I’ve been finding youtube videos that other people have made on Lyra too, which helps, but would also be great if it was done officially.

And yeah, my main source of info is usually the unreal docs themselves. I do watch those long youtube videos on 2X speed to get through them quickly, but it’s still a very long thing to go through when I just want to quickly reference something.

Videos are good too. Maybe if there was some kind of combination of where documentation articles mix in quick bite sized videos to explain something that can’t be explained in text well.

I’m actually happy to see these bones were added. I think I don’t need a custom skeleton now.

Only issue is they’re not rigged in the control rig. Would be nice if the default rig had these set up. I guess I’ll have to make a modification to rig these up somehow, unless there are recommendations of how epic used them.

I’m hoping to not need Maya anymore for making weapon animations since ART is so complicated to use with all the deprecated support. The space switching features of the rigging seem like they’ll be perfect for hand animating magazine reloads and such.

Well the IK bones is a legacy hold over from Unreal 3 and I’ guessing that some animator add them during the development of the base character rig as auxiliary bones to assist in animating left right hand handling of prop objects including weapons. Using these available bones when authoring the animations an animator can switch which hand is holding the weapon say for actions like reloading a bolt action rifle where the right hand needs to operate the bolt. With out them the weapon is more or less glued to the right hand.Why the don’t get a lot of documentation as their use in this manner is well known base on experience so gets overlooked as something that is assumed everyone already knows.

The control rig is also a feature that’s been used for a while now and in Unreal 4/5 I’m assuming is an uncompleted feature addition yet completed as to the intended use. If as a completed feature along the same line as done in Motionbuilder then most of the issues relating to off the shelf products and the need for retargeting would be a thing of the past.

That’s right. I actually realized those bones weren’t on the skeleton itself.

I ended up creating a custom hierarchy after all.
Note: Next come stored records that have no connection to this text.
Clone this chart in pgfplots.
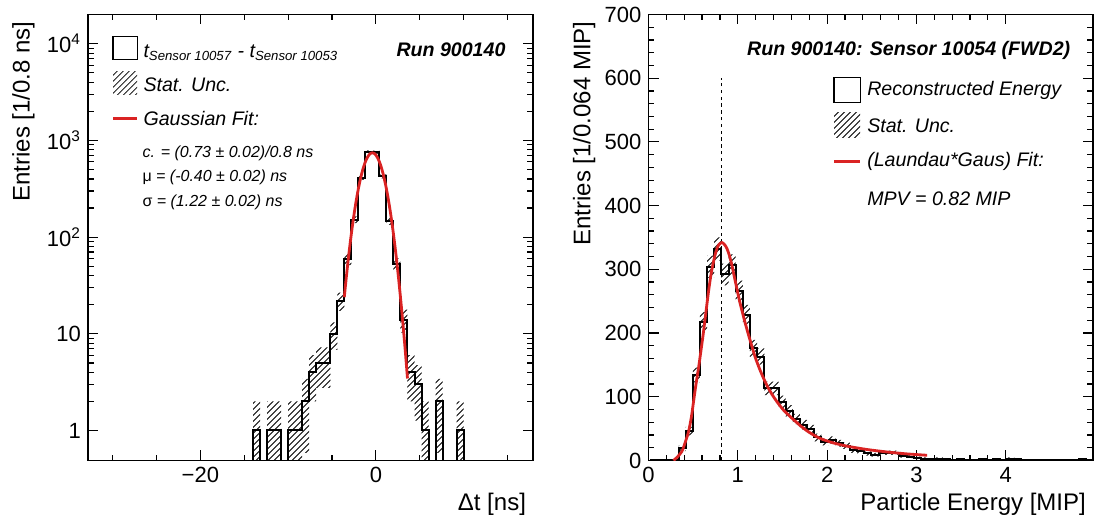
\documentclass[border=0pt]{standalone}
\usepackage{fontspec}
\setmainfont{Liberation Sans}
\usepackage{pgfplots}
\usepackage{pgfplotstable}
\pgfplotsset{compat=1.18}
\usepgfplotslibrary{fillbetween}
\usetikzlibrary{patterns}
\definecolor{fitred}{RGB}{218,35,35}

% left histogram: bin low edge, content, content-sqrt, content+sqrt (0.1 = empty on log axis)
\pgfplotstableread{
x y lo hi
-14.8 0.1 0.1 0.1
-14.0 1 0.1 2
-13.2 0.1 0.1 0.1
-12.4 1 0.1 2
-11.6 1 0.1 2
-10.8 0.1 0.1 0.1
-10.0 1 0.1 2
-9.2 1 0.1 2
-8.4 2 0.586 3.414
-7.6 4 2 6
-6.8 5 2.764 7.236
-6.0 5 2.764 7.236
-5.2 10 6.838 13.162
-4.4 22 17.31 26.69
-3.6 59 51.32 66.68
-2.8 152 139.67 164.33
-2.0 410 389.75 430.25
-1.2 762 734.4 789.6
-0.4 755 727.5 782.5
0.4 426 405.4 446.6
1.2 146 133.9 158.1
2.0 53 45.72 60.28
2.8 14 10.26 17.74
3.6 4 2 6
4.4 3 1.268 4.732
5.2 1 0.1 2
6.0 0.1 0.1 0.1
6.8 2 0.586 3.414
7.6 0.1 0.1 0.1
8.4 0.1 0.1 0.1
9.2 1 0.1 2
10.0 0.1 0.1 0.1
10.8 0.1 0.1 0.1
}\lefthist

% right histogram
\pgfplotstableread{
x y lo hi
0.016 0 0 0
0.336 19 14.64 23.36
0.416 46 39.22 52.78
0.496 134 122.42 145.58
0.576 218 203.24 232.76
0.656 304 286.56 321.44
0.736 332 313.78 350.22
0.816 292 274.91 309.09
0.896 306 288.51 323.49
0.976 266 249.69 282.31
1.056 229 213.87 244.13
1.136 176 162.73 189.27
1.216 163 150.23 175.77
1.296 113 102.37 123.63
1.376 113 102.37 123.63
1.456 92 82.41 101.59
1.536 78 69.17 86.83
1.616 65 56.94 73.06
1.696 56 48.52 63.48
1.776 49 42 56
1.856 36 30 42
1.936 29 23.61 34.39
2.016 32 26.34 37.66
2.096 27 21.8 32.2
2.176 23 18.2 27.8
2.256 16 12 20
2.336 15 11.13 18.87
2.416 11 7.68 14.32
2.496 9 6 12
2.576 12 8.54 15.46
2.656 12 8.54 15.46
2.736 12 8.54 15.46
2.816 7 4.35 9.65
2.896 6 3.55 8.45
2.976 4 2 6
3.056 3 1.27 4.73
3.136 2 0.59 3.41
3.216 3 1.27 4.73
3.296 2 0.59 3.41
3.376 1 0 2
3.456 2 0.59 3.41
3.536 1 0 2
3.616 1 0 2
3.696 2 0.59 3.41
3.776 1 0 2
3.856 2 0.59 3.41
3.936 1 0 2
4.016 3 1.27 4.73
4.096 2 0.59 3.41
4.176 0 0 0
4.256 1 0 2
4.336 1 0 2
4.416 0 0 0
4.496 1 0 2
4.576 1 0 2
4.656 0 0 0
4.736 1 0 2
4.816 2 0.59 3.41
4.896 1 0 2
4.976 1 0 2
}\righthist

\pgfplotsset{
  rootstyle/.style={
    scale only axis,
    anchor=south west,
    axis line style={line width=0.8pt},
    every tick/.style={black, line width=0.6pt},
    major tick length=5pt,
    minor tick length=2.8pt,
    tick label style={font=\fontsize{11}{13}\selectfont},
    label style={font=\fontsize{12}{14}\selectfont},
    xlabel style={at={(axis description cs:1,-0.098)}, anchor=east},
    ylabel style={at={(axis description cs:-0.145,1)}, anchor=east},
    clip=true,
  },
}
\tikzset{
  legtext/.style={font=\fontsize{9.8}{11}\selectfont\itshape, anchor=west, inner sep=0pt},
}

\begin{document}
\begin{tikzpicture}
\path (0,0) rectangle (547pt,260pt);

% ---------------- left panel ----------------
\begin{axis}[rootstyle,
  at={(44pt,32pt)}, width=222.5pt, height=223pt,
  ymode=log, xmin=-32.8, xmax=17.9, ymin=0.49, ymax=2.01e4,
  xtick={-20,0}, xticklabels={−20,0},
  minor xtick={-30,-25,-15,-10,-5,5,10,15},
  ytick={1,10,100,1000,10000},
  yticklabels={1,10,10\textsuperscript{2},10\textsuperscript{3},10\textsuperscript{4}},
  xlabel={Δt [ns]}, ylabel={Entries [1/0.8 ns]},
]
\addplot[draw=none, name path=lu, const plot, forget plot] table[x=x, y=hi] {\lefthist};
\addplot[draw=none, name path=ll, const plot, forget plot] table[x=x, y=lo] {\lefthist};
\addplot[pattern=north east lines, draw=none] fill between[of=lu and ll];
\addplot[black, line width=1pt, const plot] table[x=x, y=y] {\lefthist};
\addplot[fitred, line width=1.4pt, smooth] coordinates {
(-3.6,23.9) (-3.4,36.2) (-3.2,53.5) (-3.0,76.9) (-2.8,107.6) (-2.6,146.5)
(-2.4,194.3) (-2.2,250.8) (-2.0,315.3) (-1.8,385.7) (-1.6,459.3) (-1.4,532.4)
(-1.2,600.8) (-1.0,660.1) (-0.8,706.0) (-0.6,735.1) (-0.4,745) (-0.2,735.1)
(0.0,706.0) (0.2,660.1) (0.4,600.8) (0.6,532.4) (0.8,459.3) (1.0,385.7)
(1.2,315.3) (1.4,250.8) (1.6,194.3) (1.8,146.5) (2.0,107.6) (2.2,76.9)
(2.4,53.5) (2.6,36.2) (2.8,23.9) (3.0,15.3) (3.2,9.58) (3.4,5.83) (3.6,3.45)};
% legend
\draw[black, line width=0.6pt] (axis description cs:0.0563,0.8984) rectangle (axis description cs:0.1104,0.9507);
\fill[pattern=north east lines] (axis description cs:0.0563,0.8206) rectangle (axis description cs:0.1104,0.8722);
\draw[fitred, line width=1.4pt] (axis description cs:0.0563,0.7668) -- (axis description cs:0.1104,0.7668);
\node[legtext, anchor=base west] at (axis description cs:0.1239,0.9036)
  {\textit{t}\textsubscript{\fontsize{6.6}{8}\selectfont\itshape Sensor 10057} - \textit{t}\textsubscript{\fontsize{6.6}{8}\selectfont\itshape Sensor 10053}};
\node[legtext] at (axis description cs:0.1239,0.843) {Stat. Unc.};
\node[legtext] at (axis description cs:0.1239,0.7668) {Gaussian Fit:};
\node[legtext, font=\fontsize{8}{9}\selectfont\itshape] at (axis description cs:0.1216,0.6883) {c. = (0.73 ± 0.02)/0.8 ns};
\node[legtext, font=\fontsize{8}{9}\selectfont\itshape] at (axis description cs:0.1216,0.6345) {\textup{μ} = (-0.40 ± 0.02) ns};
\node[legtext, font=\fontsize{8}{9}\selectfont\itshape] at (axis description cs:0.1216,0.5785) {\textup{σ} = (1.22 ± 0.02) ns};
\node[font=\fontsize{9.8}{11}\selectfont\bfseries\itshape, anchor=east, inner sep=0pt] at (axis description cs:0.939,0.9215) {Run 900140};
\end{axis}

% ---------------- right panel ----------------
\begin{axis}[rootstyle,
  at={(324.25pt,32pt)}, width=222.2pt, height=223pt,
  xmin=0, xmax=4.976, ymin=0, ymax=700,
  xtick={0,1,2,3,4}, minor x tick num=4,
  ytick={0,100,200,300,400,500,600,700},
  yticklabels={0,100,200,300,400,500,600,700},
  minor y tick num=4,
  xticklabels={0,1,2,3,4},
  xlabel={Particle Energy [MIP]}, ylabel={Entries [1/0.064 MIP]},
]
\addplot[draw=none, name path=ru, const plot, forget plot] table[x=x, y=hi] {\righthist};
\addplot[draw=none, name path=rl, const plot, forget plot] table[x=x, y=lo] {\righthist};
\addplot[pattern=north east lines, draw=none] fill between[of=ru and rl];
\addplot[black, line width=1pt, const plot] table[x=x, y=y] {\righthist};
\addplot[black, line width=0.5pt, dash pattern=on 1.7pt off 1.7pt] coordinates {(0.82,0) (0.82,600)};
\addplot[fitred, line width=1.4pt, smooth] coordinates {
(0.28,0) (0.32,5) (0.373,14) (0.41,28) (0.448,45) (0.48,68) (0.504,92) (0.53,118)
(0.56,145) (0.59,175) (0.616,202) (0.645,235) (0.672,265) (0.70,292) (0.728,312)
(0.756,328) (0.784,338) (0.821,342) (0.85,339) (0.877,333) (0.905,322) (0.933,307)
(0.96,289) (0.989,270) (1.02,250) (1.045,236) (1.08,217) (1.12,197) (1.16,178)
(1.195,162) (1.24,145) (1.288,129) (1.34,114) (1.4,100) (1.46,88) (1.512,79)
(1.57,71) (1.624,64) (1.68,57) (1.736,50.5) (1.79,45) (1.848,40) (1.90,36)
(1.96,32.5) (2.07,27.5) (2.22,22.5) (2.445,17.2) (2.67,13.3) (2.89,10.3) (3.12,8.1)};
% legend
\node[font=\fontsize{9.8}{11}\selectfont\bfseries\itshape, anchor=east, inner sep=0pt] at (axis description cs:0.950,0.919) {Run 900140: Sensor 10054 (FWD2)};
\draw[black, line width=0.6pt] (axis description cs:0.4176,0.8027) rectangle (axis description cs:0.4763,0.8587);
\fill[pattern=north east lines] (axis description cs:0.4176,0.7242) rectangle (axis description cs:0.4763,0.7803);
\draw[fitred, line width=1.4pt] (axis description cs:0.4176,0.6704) -- (axis description cs:0.4763,0.6704);
\node[legtext] at (axis description cs:0.4914,0.8296) {Reconstructed Energy};
\node[legtext] at (axis description cs:0.4914,0.7511) {Stat. Unc.};
\node[legtext] at (axis description cs:0.4914,0.6704) {(Laundau*Gaus) Fit:};
\node[legtext] at (axis description cs:0.4914,0.5874) {MPV = 0.82 MIP};
\end{axis}
\end{tikzpicture}
\end{document}
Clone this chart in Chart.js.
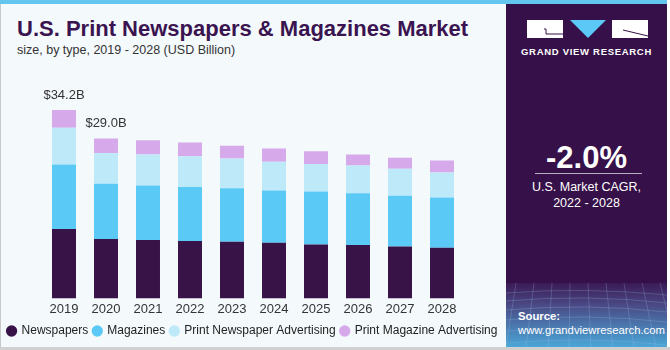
<!DOCTYPE html>
<html>
<head>
<meta charset="utf-8">
<script src="https://cdn.jsdelivr.net/npm/chart.js@4.4.0/dist/chart.umd.min.js"></script>
<style>
  html, body { margin: 0; padding: 0; }
  body { width: 670px; height: 350px; position: relative; overflow: hidden; background: #fff; font-family: "Liberation Sans", Arial, sans-serif; }
  #left { position: absolute; left: 0; top: 4px; width: 506px; height: 344px; background: #f4f9fc; border-left: 1px solid #c9c9c9; box-sizing: border-box; }
  #topbar { position: absolute; left: 0; top: 0; width: 667px; height: 4px; background: #63c6ee; z-index: 3; }
  #bottomline { position: absolute; left: 0; top: 347px; width: 670px; height: 3px; background: #d0d0d0; z-index: 3; }
  #title { position: absolute; left: 17px; top: 16px; font-size: 22px; font-weight: bold; color: #3a1450; white-space: nowrap; }
  #subtitle { position: absolute; left: 17px; top: 43px; font-size: 12.5px; color: #333; white-space: nowrap; }
  #chartBox { position: absolute; left: -8px; top: 62px; width: 521px; height: 285px; z-index: 1; }
  #right { position: absolute; left: 506px; top: 4px; width: 161px; height: 343px; background: #361048; overflow: hidden; z-index: 2; }
  #gvr { position: absolute; left: 0; top: 42px; width: 161px; text-align: center; color: #fff; font-size: 9.5px; font-weight: bold; letter-spacing: 0.7px; }
  #grid { position: absolute; left: 0; top: 279px; width: 161px; height: 64px; }
  .rtext { position: absolute; left: 0; width: 161px; text-align: center; color: #fff; }
  #cagr { top: 136px; font-size: 31px; font-weight: bold; }
  #rule { position: absolute; left: 29px; top: 169px; width: 107px; height: 1px; background: #b9b0c2; }
  #cagrTxt { top: 175px; font-size: 12.5px; line-height: 16px; }
  #src { position: absolute; left: 12px; top: 305px; color: #fff; font-size: 11.3px; line-height: 14px; }
</style>
</head>
<body>
<div id="topbar"></div>
<div id="left"></div>
<div id="title">U.S. Print Newspapers &amp; Magazines Market</div>
<div id="subtitle">size, by type, 2019 - 2028 (USD Billion)</div>
<div id="chartBox"><canvas id="chart"></canvas></div>

<div id="right">
  <svg width="161" height="40" style="position:absolute;left:0;top:0">
    <rect x="21" y="16" width="36" height="18" style="fill:#ffffff"/>
    <rect x="106" y="16" width="36" height="18" style="fill:#ffffff"/>
    <polyline points="38,25 40,25 40,30 57,30" fill="none" stroke="#361048" stroke-width="1"/>
    <polygon points="64,16 100,16 82,34" fill="#5bc8f5"/>
    <line x1="117" y1="26" x2="142" y2="32" stroke="#361048" stroke-width="1"/>
  </svg>
  <div id="gvr">GRAND VIEW RESEARCH</div>
  <div class="rtext" id="cagr">-2.0%</div>
  <div id="rule"></div>
  <div class="rtext" id="cagrTxt">U.S. Market CAGR,<br>2022 - 2028</div>
  <svg id="grid" width="161" height="64">
    <defs>
      <linearGradient id="g" x1="0" y1="0" x2="0" y2="1">
        <stop offset="0" stop-color="#3b1a55"/>
        <stop offset="0.35" stop-color="#4a4a86"/>
        <stop offset="1" stop-color="#4aa7d8"/>
      </linearGradient>
    </defs>
    <rect width="161" height="64" fill="url(#g)"/>
    <g stroke="#9fc3e6" stroke-opacity="0.35" stroke-width="0.7" fill="none">
      <path d="M0 10 Q80 4 161 12"/><path d="M0 18 Q80 11 161 20"/><path d="M0 27 Q80 20 161 29"/>
      <path d="M0 37 Q80 30 161 39"/><path d="M0 48 Q80 41 161 50"/><path d="M0 60 Q80 53 161 62"/>
      <path d="M10 0 L0 64"/><path d="M28 0 L20 64"/><path d="M46 0 L42 64"/><path d="M64 0 L63 64"/>
      <path d="M82 0 L85 64"/><path d="M100 0 L107 64"/><path d="M118 0 L128 64"/><path d="M136 0 L150 64"/><path d="M154 0 L170 64"/>
    </g>
  </svg>
  <div id="src"><b>Source:</b><br>www.grandviewresearch.com</div>
</div>
<div id="bottomline"></div>

<script>
const years = ['2019', '2020', '2021', '2022', '2023', '2024', '2025', '2026', '2027', '2028'];
const newspapers = [12.6, 10.8, 10.6, 10.4, 10.3, 10.1, 9.8, 9.7, 9.4, 9.2];
const magazines = [11.7, 10.0, 9.9, 9.8, 9.7, 9.5, 9.6, 9.4, 9.25, 9.1];
const printNewspaperAdv = [6.66, 5.6, 5.6, 5.6, 5.4, 5.2, 5.0, 5.0, 4.86, 4.55];
const printMagazineAdv = [3.24, 2.6, 2.6, 2.5, 2.3, 2.4, 2.3, 2.0, 2.0, 2.16];
const totalLabels = ['$34.2B', '$29.0B', '', '', '', '', '', '', '', ''];

const seriesNames = ['Newspapers', 'Magazines', 'Print Newspaper Advertising', 'Print Magazine Advertising'];
const seriesColors = ['#371347', '#5bc9f5', '#bde9f9', '#d5a9ea'];
const seriesData = [newspapers, magazines, printNewspaperAdv, printMagazineAdv];

// labels above the first two bars
const totalsPlugin = {
    id: 'totals',
    afterDatasetsDraw(chart) {
        const ctx = chart.ctx;
        const x = chart.scales.x, y = chart.scales.y;
        ctx.save();
        ctx.font = '13px "Liberation Sans", Arial, sans-serif';
        ctx.fillStyle = '#333';
        ctx.textAlign = 'center';
        ctx.textBaseline = 'middle';
        years.forEach((yr, i) => {
            if (!totalLabels[i]) return;
            const total = seriesData.reduce((s, arr) => s + arr[i], 0);
            ctx.fillText(totalLabels[i], x.getPixelForValue(i), y.getPixelForValue(total) - 15);
        });
        ctx.restore();
    }
};

// invisible side axes just to reserve space, so the legend keeps full width
const spacer = w => ({
    display: true,
    grid: { display: false, drawTicks: false },
    border: { display: false },
    ticks: { display: false },
    afterFit: s => { s.width = w; }
});

const ctx = document.getElementById('chart').getContext('2d');
new Chart(ctx, {
    type: 'bar',
    data: {
        labels: years,
        datasets: seriesData.map((d, i) => ({
            label: seriesNames[i],
            data: d,
            backgroundColor: seriesColors[i],
            borderWidth: 0,
            barPercentage: 0.571,
            categoryPercentage: 1.0
        }))
    },
    options: {
        responsive: true,
        maintainAspectRatio: false,
        animation: false,
        layout: { padding: { left: 0, right: 0, top: 16, bottom: 0 } },
        scales: {
            x: {
                stacked: true,
                grid: { display: false, drawTicks: false },
                border: { display: false },
                ticks: { color: '#333', font: { size: 13, family: '"Liberation Sans", Arial, sans-serif' }, padding: 3 }
            },
            y: { ...spacer(51), stacked: true, min: 0, max: 40 },
            yRight: { ...spacer(50), position: 'right', min: 0, max: 40 }
        },
        plugins: {
            legend: {
                position: 'bottom',
                labels: {
                    usePointStyle: true,
                    pointStyle: 'circle',
                    boxWidth: 8,
                    boxHeight: 8,
                    padding: 5,
                    color: '#222',
                    font: { size: 12, family: '"Liberation Sans", Arial, sans-serif' }
                }
            },
            tooltip: { enabled: false }
        }
    },
    plugins: [totalsPlugin]
});
</script>
</body>
</html>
I was able to modify the control rig quite a bit to help make reloading animations and other things easier.

In some 12 years they haven’t even bothered updating the animations to be correct so that the default skeleton retarget settings for the mannequin don’t have to be set to “sekeleton”, and you want updated documentation?
Good luck.

Any response they give where they say they listen to feedback is a blatant lie.

Unless they add the mannequin to fortnine and need to fix it up for it, nothing of it will ever get changed.

Best practices are:

  1. Don’t use unreal.

  2. Ignore unreal docs as they contain a bunch of ad hock, one off, completely against industry standards practices. And are mostly aimed at cinematics anyway.

  3. make your own skeleton based on what you need - And position the twist bones where they ought to be, not where the epic mannequin put them.
    (Even importing the basic blender rigify rig result is a better idea).

  4. the latest meta humans addition is essentially cinematics only. If even (Considering how they look, I wouldn’t even use them for that, but I have high standards).

  5. ignore any and all documentation on animation blueprints / montages etc, as its completely wrong.
    This also extends to all the tutorials they have out there (Look at them once, absorb the context, forget they exists and their details).

  6. The character BP is in charge of animations. Not the animation BP. Not the post process animation bp. Etc.

Bonus points:
(a bit out of scope but character related)

  1. goes back to 1: don’t use groom. Use hair cards.

  2. Make your own face morphs based on the ARKit demo mesh if you use that for face capture (This is usually tied to each actor’s expression anyway if you are doing real work and not playing around).